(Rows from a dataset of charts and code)
#####
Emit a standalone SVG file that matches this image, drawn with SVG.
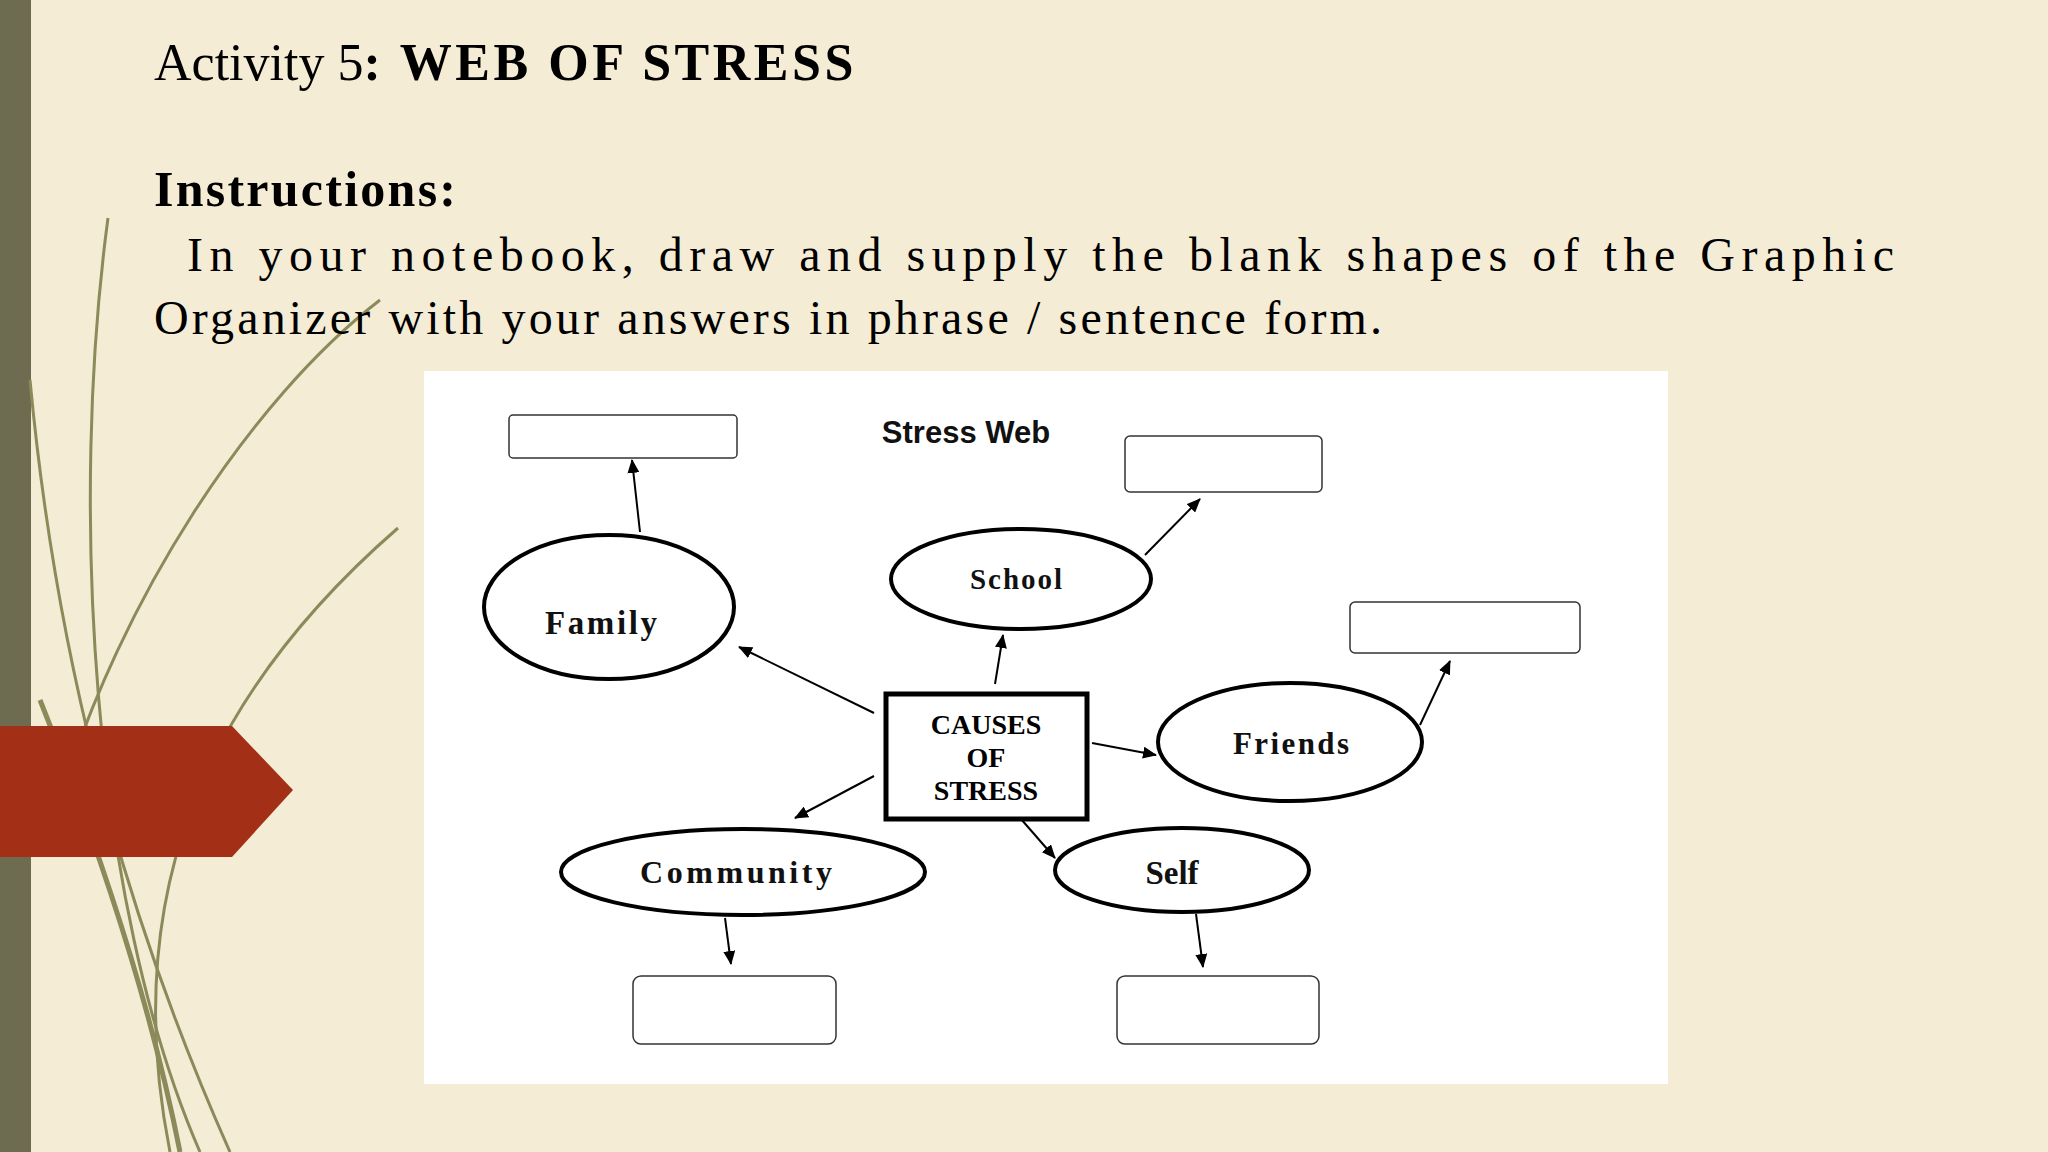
<svg xmlns="http://www.w3.org/2000/svg" width="2048" height="1152" viewBox="0 0 2048 1152">
<defs>
<marker id="ah" markerWidth="14" markerHeight="12" refX="13" refY="6" orient="auto" markerUnits="userSpaceOnUse"><path d="M0,0 L14,6 L0,12 z" fill="#000"/></marker>
<style>
.t{font-family:"Liberation Serif",serif;fill:#000}
.lbl{font-family:"Liberation Serif",serif;font-weight:bold;fill:#111;text-anchor:middle}
.el{fill:#fff;stroke:#000;stroke-width:4}
.bx{fill:#fff;stroke:#333;stroke-width:1.5}
.cn line{stroke:#000;stroke-width:2;marker-end:url(#ah)}
.dec{fill:none;stroke:#8a8a5a;stroke-width:3}
</style>
</defs>
<rect width="2048" height="1152" fill="#f5ecd5"/>
<rect width="31" height="1152" fill="#6e6c50"/>
<g class="dec">
<path d="M108,218 C70,500 90,900 200,1152"/>
<path d="M398,528 C200,700 120,900 170,1152"/>
<path d="M30,380 C60,700 140,950 230,1152"/>
<path d="M40,700 C100,850 150,1000 180,1152" stroke-width="5"/>
<path d="M380,300 C250,400 120,600 60,800"/>
</g>
<path d="M0,726 H232 L293,790 L232,857 H0 Z" fill="#a33016"/>
<text class="t" x="154" y="80" font-size="52">Activity 5<tspan font-weight="bold" textLength="490">:  WEB OF STRESS</tspan></text>
<text class="t" x="154" y="206" font-size="50" font-weight="bold" textLength="302">Instructions:</text>
<text class="t" x="187" y="271" font-size="48" textLength="1707" lengthAdjust="spacing">In your notebook, draw and supply the blank shapes of the Graphic</text>
<text class="t" x="154" y="334" font-size="48" textLength="1228" lengthAdjust="spacing">Organizer with your answers in phrase / sentence form.</text>
<rect x="424" y="371" width="1244" height="713" fill="#fff"/>
<text class="lbl" x="966" y="443" font-size="31" style="font-family:'Liberation Sans',sans-serif">Stress Web</text>
<g class="cn">
<line x1="640" y1="532" x2="632" y2="460"/>
<line x1="1145" y1="555" x2="1200" y2="499"/>
<line x1="1420" y1="725" x2="1450" y2="661"/>
<line x1="725" y1="918" x2="731" y2="964"/>
<line x1="1196" y1="914" x2="1203" y2="967"/>
<line x1="874" y1="713" x2="739" y2="647"/>
<line x1="995" y1="684" x2="1003" y2="635"/>
<line x1="1092" y1="743" x2="1156" y2="755"/>
<line x1="874" y1="776" x2="795" y2="818"/>
<line x1="1021" y1="819" x2="1055" y2="858"/>
</g>
<g id="box-family"><rect class="bx" x="509" y="415" width="228" height="43" rx="4"/></g>
<g id="box-school"><rect class="bx" x="1125" y="436" width="197" height="56" rx="5"/></g>
<g id="box-friends"><rect class="bx" x="1350" y="602" width="230" height="51" rx="5"/></g>
<g id="box-community"><rect class="bx" x="633" y="976" width="203" height="68" rx="8"/></g>
<g id="box-self"><rect class="bx" x="1117" y="976" width="202" height="68" rx="8"/></g>
<g id="family"><ellipse class="el" cx="609" cy="607" rx="125" ry="72"/><text class="lbl" x="601" y="634" font-size="33" textLength="112">Family</text></g>
<g id="school"><ellipse class="el" cx="1021" cy="579" rx="130" ry="50"/><text class="lbl" x="1016" y="589" font-size="29" textLength="92">School</text></g>
<g id="friends"><ellipse class="el" cx="1290" cy="742" rx="132" ry="59"/><text class="lbl" x="1291" y="754" font-size="31" textLength="116">Friends</text></g>
<g id="community"><ellipse class="el" cx="743" cy="872" rx="182" ry="43"/><text class="lbl" x="736" y="883" font-size="32" textLength="192">Community</text></g>
<g id="self"><ellipse class="el" cx="1182" cy="870" rx="127" ry="42"/><text class="lbl" x="1172" y="884" font-size="33">Self</text></g>
<g id="causes"><rect x="886" y="694" width="201" height="125" fill="#fff" stroke="#000" stroke-width="5"/>
<text class="t" text-anchor="middle" font-size="28" font-weight="bold" fill="#222"><tspan x="986" y="734">CAUSES</tspan><tspan x="986" y="767">OF</tspan><tspan x="986" y="800">STRESS</tspan></text></g>
</svg>
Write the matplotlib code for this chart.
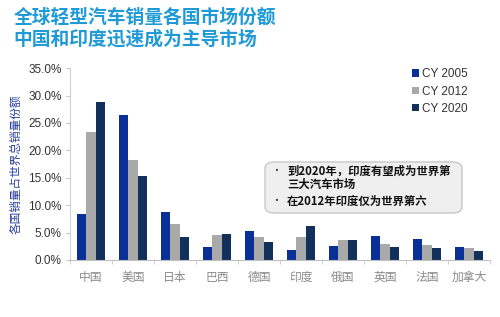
import numpy as np
import matplotlib.pyplot as plt
from matplotlib.patches import FancyBboxPatch
from matplotlib.ticker import FuncFormatter

plt.rcParams['font.family'] = ['Noto Sans CJK SC', 'DejaVu Sans']

# Market share of world light-vehicle sales (%)
countries = ['中国', '美国', '日本', '巴西', '德国', '印度', '俄国', '英国', '法国', '加拿大']
share_2005 = [8.4, 26.4, 8.8, 2.4, 5.3, 1.8, 2.5, 4.3, 3.8, 2.4]
share_2012 = [23.4, 18.2, 6.6, 4.5, 4.1, 4.1, 3.6, 2.9, 2.8, 2.1]
share_2020 = [28.9, 15.4, 4.1, 4.7, 3.2, 6.2, 3.6, 2.3, 2.2, 1.6]
series_labels = ['CY 2005', 'CY 2012', 'CY 2020']
colors = ['#0a2f96', '#a9a9a9', '#13305a']

fig = plt.figure(figsize=(5.0, 3.17), dpi=100)
ax = fig.add_axes([0.14, 0.18, 0.84, 0.605])

x = np.arange(len(countries))
w = 0.22
for i, (vals, lab, c) in enumerate(zip([share_2005, share_2012, share_2020], series_labels, colors)):
    ax.bar(x + (i - 1) * w, vals, w, color=c, label=lab)

ax.set_xlim(-0.5, len(countries) - 0.5)
ax.set_ylim(0, 35)
ax.set_yticks(np.arange(0, 36, 5))
ax.yaxis.set_major_formatter(FuncFormatter(lambda v, p: f'{v:.1f}%'))
ax.tick_params(axis='y', labelsize=8.5, colors='#c8c8c8', labelcolor='#333333',
               length=3, pad=3)
for t in ax.get_yticklabels():
    t.set_family(['Liberation Sans', 'DejaVu Sans'])

ax.set_xticks(x)
ax.set_xticklabels(countries, fontsize=8.5, color='#8a8a8a')
ax.tick_params(axis='x', length=0, pad=8)
ax.set_xticks(np.arange(-0.5, len(countries), 1), minor=True)
ax.tick_params(axis='x', which='minor', length=3, colors='#c8c8c8')

for s in ['top', 'right']:
    ax.spines[s].set_visible(False)
ax.spines['left'].set_color('#d0d0d0')
ax.spines['bottom'].set_color('#c0c0c0')

ax.set_ylabel('各国销量占世界总销量份额', fontsize=8.4, color='#2a3fa0', labelpad=4)

leg = ax.legend(loc='upper left', bbox_to_anchor=(0.79, 1.055), frameon=False,
                fontsize=8.5, handlelength=0.55, handleheight=0.55,
                handletextpad=0.3, labelspacing=0.45)
for t in leg.get_texts():
    t.set_family(['Liberation Sans', 'DejaVu Sans'])
    t.set_color('#333333')

# Annotation box
box = FancyBboxPatch((0.53, 0.328), 0.394, 0.161, transform=fig.transFigure,
                     boxstyle='round,pad=0,rounding_size=0.02',
                     facecolor='#efefef', edgecolor='#c8c8c8', linewidth=1)
fig.patches.append(box)
fig.text(0.543, 0.46, '•', fontsize=7, color='#222222', va='center')
fig.text(0.574, 0.46, '到2020年，印度有望成为世界第', fontsize=8.2, color='#111111',
         va='center', fontweight='bold')
fig.text(0.574, 0.418, '三大汽车市场', fontsize=8.2, color='#111111',
         va='center', fontweight='bold')
fig.text(0.543, 0.366, '•', fontsize=7, color='#222222', va='center')
fig.text(0.574, 0.366, '在2012年印度仅为世界第六', fontsize=8.2, color='#111111',
         va='center', fontweight='bold')

# Title
fig.text(0.027, 0.945, '全球轻型汽车销量各国市场份额', fontsize=13.5, color='#1f9ad6',
         fontweight='bold', va='center')
fig.text(0.027, 0.878, '中国和印度迅速成为主导市场', fontsize=13.5, color='#1f9ad6',
         fontweight='bold', va='center')

fig.savefig('out.png', dpi=100)
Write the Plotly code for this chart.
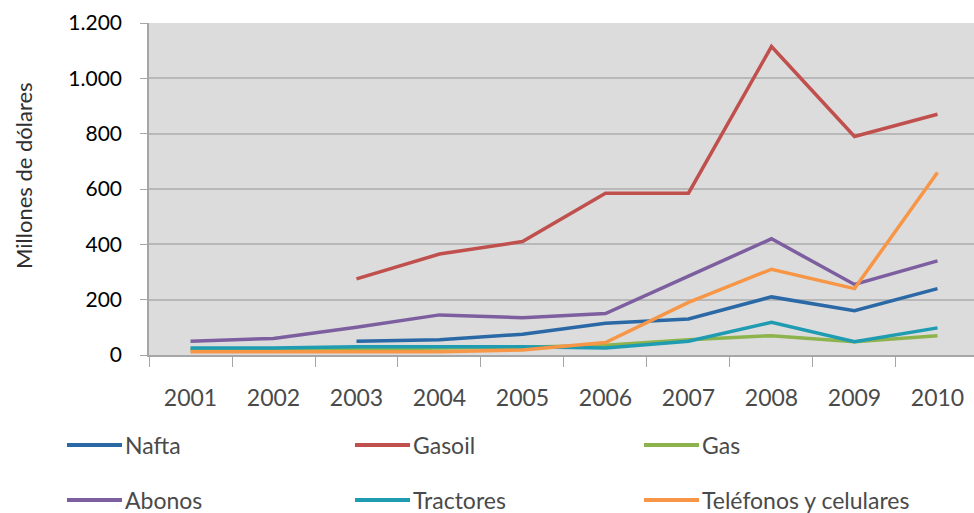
#####
• [PROBLEM DESCRIPTION]: Output word for word the lines running from the one containing "Write the matplotlib code for this chart." to the one containing "plt.rcParams['font.family'] = ['Noto", both included, leaving out the pictures.

• [RESULT OF THIS EXERCISE]:
Write the matplotlib code for this chart.
import numpy as np
import matplotlib.pyplot as plt
from matplotlib.patches import FancyBboxPatch
from matplotlib.ticker import FuncFormatter

plt.rcParams['font.family'] = ['Noto Sans CJK SC', 'DejaVu Sans']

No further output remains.